> **Job**: Return the listing below word for word.

> **Recorded data**:
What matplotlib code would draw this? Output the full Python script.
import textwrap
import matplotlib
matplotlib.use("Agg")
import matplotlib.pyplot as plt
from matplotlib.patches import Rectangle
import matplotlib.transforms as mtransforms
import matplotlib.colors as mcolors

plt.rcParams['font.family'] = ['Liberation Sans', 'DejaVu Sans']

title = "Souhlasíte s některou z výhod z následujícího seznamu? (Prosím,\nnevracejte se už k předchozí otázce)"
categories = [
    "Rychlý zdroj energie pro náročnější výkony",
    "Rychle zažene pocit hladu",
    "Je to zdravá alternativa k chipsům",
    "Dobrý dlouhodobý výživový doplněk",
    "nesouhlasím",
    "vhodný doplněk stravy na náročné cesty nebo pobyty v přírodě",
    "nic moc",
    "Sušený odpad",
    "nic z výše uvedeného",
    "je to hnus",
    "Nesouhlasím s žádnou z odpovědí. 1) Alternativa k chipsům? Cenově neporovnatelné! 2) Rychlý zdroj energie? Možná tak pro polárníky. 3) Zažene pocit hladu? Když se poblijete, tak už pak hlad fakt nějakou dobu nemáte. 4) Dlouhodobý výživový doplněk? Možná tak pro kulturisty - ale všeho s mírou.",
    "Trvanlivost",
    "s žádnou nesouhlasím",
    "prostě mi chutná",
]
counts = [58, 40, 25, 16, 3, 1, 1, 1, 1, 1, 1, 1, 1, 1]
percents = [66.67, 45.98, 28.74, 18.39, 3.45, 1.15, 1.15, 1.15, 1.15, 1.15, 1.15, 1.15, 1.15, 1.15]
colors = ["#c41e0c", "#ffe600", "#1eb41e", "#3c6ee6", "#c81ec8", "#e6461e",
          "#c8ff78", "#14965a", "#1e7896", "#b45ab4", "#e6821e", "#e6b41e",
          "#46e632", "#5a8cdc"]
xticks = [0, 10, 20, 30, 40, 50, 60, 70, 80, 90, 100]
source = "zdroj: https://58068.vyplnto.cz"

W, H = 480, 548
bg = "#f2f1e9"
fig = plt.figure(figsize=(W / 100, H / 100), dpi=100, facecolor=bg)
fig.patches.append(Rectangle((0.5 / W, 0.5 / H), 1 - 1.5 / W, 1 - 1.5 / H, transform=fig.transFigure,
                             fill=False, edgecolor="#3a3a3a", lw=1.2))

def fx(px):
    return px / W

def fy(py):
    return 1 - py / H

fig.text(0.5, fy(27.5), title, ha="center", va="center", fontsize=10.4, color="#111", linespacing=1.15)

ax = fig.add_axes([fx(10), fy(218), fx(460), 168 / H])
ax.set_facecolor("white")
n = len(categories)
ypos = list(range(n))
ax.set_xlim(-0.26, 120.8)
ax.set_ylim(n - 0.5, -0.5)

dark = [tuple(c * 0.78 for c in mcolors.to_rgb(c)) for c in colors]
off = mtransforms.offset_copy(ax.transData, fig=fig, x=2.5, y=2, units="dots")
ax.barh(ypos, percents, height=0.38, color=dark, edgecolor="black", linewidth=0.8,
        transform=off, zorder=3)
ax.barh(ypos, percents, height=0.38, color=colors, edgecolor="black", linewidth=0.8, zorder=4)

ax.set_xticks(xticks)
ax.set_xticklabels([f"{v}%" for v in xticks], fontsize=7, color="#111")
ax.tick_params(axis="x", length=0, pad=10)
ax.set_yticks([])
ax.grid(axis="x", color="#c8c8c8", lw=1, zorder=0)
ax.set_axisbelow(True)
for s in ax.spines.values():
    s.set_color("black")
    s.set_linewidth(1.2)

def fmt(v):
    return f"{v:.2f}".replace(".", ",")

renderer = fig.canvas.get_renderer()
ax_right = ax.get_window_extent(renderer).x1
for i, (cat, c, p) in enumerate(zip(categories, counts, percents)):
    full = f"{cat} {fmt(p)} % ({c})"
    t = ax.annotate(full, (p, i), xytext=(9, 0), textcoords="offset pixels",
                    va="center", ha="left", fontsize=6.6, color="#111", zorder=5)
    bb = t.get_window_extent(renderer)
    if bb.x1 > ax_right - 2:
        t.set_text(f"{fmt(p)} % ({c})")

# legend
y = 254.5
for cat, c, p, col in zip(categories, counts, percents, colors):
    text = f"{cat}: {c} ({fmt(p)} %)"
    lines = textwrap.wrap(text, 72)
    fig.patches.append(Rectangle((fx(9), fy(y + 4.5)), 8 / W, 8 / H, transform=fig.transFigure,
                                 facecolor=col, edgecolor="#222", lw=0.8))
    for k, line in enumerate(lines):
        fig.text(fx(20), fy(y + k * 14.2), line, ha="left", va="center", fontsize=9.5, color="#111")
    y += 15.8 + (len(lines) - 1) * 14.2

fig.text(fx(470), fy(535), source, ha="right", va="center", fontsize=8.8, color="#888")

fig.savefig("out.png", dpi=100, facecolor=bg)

> **Full answer**:
What matplotlib code would draw this? Output the full Python script.
import textwrap
import matplotlib
matplotlib.use("Agg")
import matplotlib.pyplot as plt
from matplotlib.patches import Rectangle
import matplotlib.transforms as mtransforms
import matplotlib.colors as mcolors

plt.rcParams['font.family'] = ['Liberation Sans', 'DejaVu Sans']

title = "Souhlasíte s některou z výhod z následujícího seznamu? (Prosím,\nnevracejte se už k předchozí otázce)"
categories = [
    "Rychlý zdroj energie pro náročnější výkony",
    "Rychle zažene pocit hladu",
    "Je to zdravá alternativa k chipsům",
    "Dobrý dlouhodobý výživový doplněk",
    "nesouhlasím",
    "vhodný doplněk stravy na náročné cesty nebo pobyty v přírodě",
    "nic moc",
    "Sušený odpad",
    "nic z výše uvedeného",
    "je to hnus",
    "Nesouhlasím s žádnou z odpovědí. 1) Alternativa k chipsům? Cenově neporovnatelné! 2) Rychlý zdroj energie? Možná tak pro polárníky. 3) Zažene pocit hladu? Když se poblijete, tak už pak hlad fakt nějakou dobu nemáte. 4) Dlouhodobý výživový doplněk? Možná tak pro kulturisty - ale všeho s mírou.",
    "Trvanlivost",
    "s žádnou nesouhlasím",
    "prostě mi chutná",
]
counts = [58, 40, 25, 16, 3, 1, 1, 1, 1, 1, 1, 1, 1, 1]
percents = [66.67, 45.98, 28.74, 18.39, 3.45, 1.15, 1.15, 1.15, 1.15, 1.15, 1.15, 1.15, 1.15, 1.15]
colors = ["#c41e0c", "#ffe600", "#1eb41e", "#3c6ee6", "#c81ec8", "#e6461e",
          "#c8ff78", "#14965a", "#1e7896", "#b45ab4", "#e6821e", "#e6b41e",
          "#46e632", "#5a8cdc"]
xticks = [0, 10, 20, 30, 40, 50, 60, 70, 80, 90, 100]
source = "zdroj: https://58068.vyplnto.cz"

W, H = 480, 548
bg = "#f2f1e9"
fig = plt.figure(figsize=(W / 100, H / 100), dpi=100, facecolor=bg)
fig.patches.append(Rectangle((0.5 / W, 0.5 / H), 1 - 1.5 / W, 1 - 1.5 / H, transform=fig.transFigure,
                             fill=False, edgecolor="#3a3a3a", lw=1.2))

def fx(px):
    return px / W

def fy(py):
    return 1 - py / H

fig.text(0.5, fy(27.5), title, ha="center", va="center", fontsize=10.4, color="#111", linespacing=1.15)

ax = fig.add_axes([fx(10), fy(218), fx(460), 168 / H])
ax.set_facecolor("white")
n = len(categories)
ypos = list(range(n))
ax.set_xlim(-0.26, 120.8)
ax.set_ylim(n - 0.5, -0.5)

dark = [tuple(c * 0.78 for c in mcolors.to_rgb(c)) for c in colors]
off = mtransforms.offset_copy(ax.transData, fig=fig, x=2.5, y=2, units="dots")
ax.barh(ypos, percents, height=0.38, color=dark, edgecolor="black", linewidth=0.8,
        transform=off, zorder=3)
ax.barh(ypos, percents, height=0.38, color=colors, edgecolor="black", linewidth=0.8, zorder=4)

ax.set_xticks(xticks)
ax.set_xticklabels([f"{v}%" for v in xticks], fontsize=7, color="#111")
ax.tick_params(axis="x", length=0, pad=10)
ax.set_yticks([])
ax.grid(axis="x", color="#c8c8c8", lw=1, zorder=0)
ax.set_axisbelow(True)
for s in ax.spines.values():
    s.set_color("black")
    s.set_linewidth(1.2)

def fmt(v):
    return f"{v:.2f}".replace(".", ",")

renderer = fig.canvas.get_renderer()
ax_right = ax.get_window_extent(renderer).x1
for i, (cat, c, p) in enumerate(zip(categories, counts, percents)):
    full = f"{cat} {fmt(p)} % ({c})"
    t = ax.annotate(full, (p, i), xytext=(9, 0), textcoords="offset pixels",
                    va="center", ha="left", fontsize=6.6, color="#111", zorder=5)
    bb = t.get_window_extent(renderer)
    if bb.x1 > ax_right - 2:
        t.set_text(f"{fmt(p)} % ({c})")

# legend
y = 254.5
for cat, c, p, col in zip(categories, counts, percents, colors):
    text = f"{cat}: {c} ({fmt(p)} %)"
    lines = textwrap.wrap(text, 72)
    fig.patches.append(Rectangle((fx(9), fy(y + 4.5)), 8 / W, 8 / H, transform=fig.transFigure,
                                 facecolor=col, edgecolor="#222", lw=0.8))
    for k, line in enumerate(lines):
        fig.text(fx(20), fy(y + k * 14.2), line, ha="left", va="center", fontsize=9.5, color="#111")
    y += 15.8 + (len(lines) - 1) * 14.2

fig.text(fx(470), fy(535), source, ha="right", va="center", fontsize=8.8, color="#888")

fig.savefig("out.png", dpi=100, facecolor=bg)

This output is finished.